Fologram for Rhino uses Rhino's default meshing pipeline to stream geometry to the HoloLens. If you have very large or detailed polysurfaces this may result in significant latency issues. To get around this you can use the Mesh command to create a mesh from your NURBs geometry with customized parameters such as maximum edge length or aspect ratio.
You can reduce the file size of large meshes by 'decimating' the mesh into fewer polygons. Polygon count will significantly affect performance especially when animating geometry in Grasshopper. Use the Fologram Decimation component or the Rhino ReduceMesh command to reduce the polygon count of your mesh to a specified number or percentage.

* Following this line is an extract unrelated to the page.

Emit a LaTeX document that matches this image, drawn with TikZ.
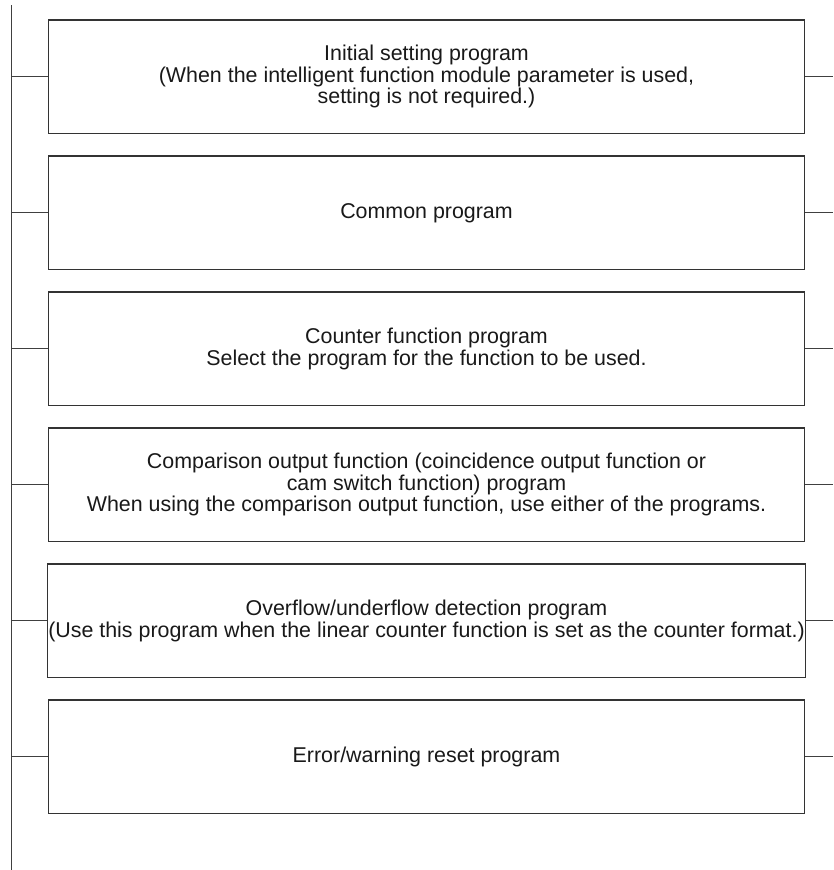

Modelling in Rhino often involves working with NURBs surfaces without any thickness. Fologram for HoloLens uses one sided materials to optimize rendering performance, and the 'back faces' of these surfaces will appear transparent in mixed reality. Use the Flip command in rhino to invert the direction of your surface, or use the OffsetSrf or MeshOffset commands in Rhino to thicken these objects. Keep in mind that thickening produces more geometry and so will affect latency and frame rates on your headset.
Avoid using black materials as while they will preview correctly in Rhino, these will display as transparent on the HoloLens (an absence of any light in the HoloLens display) in mixed reality. Remember the HoloLens can only add to light entering your eyes - it cannot take it away!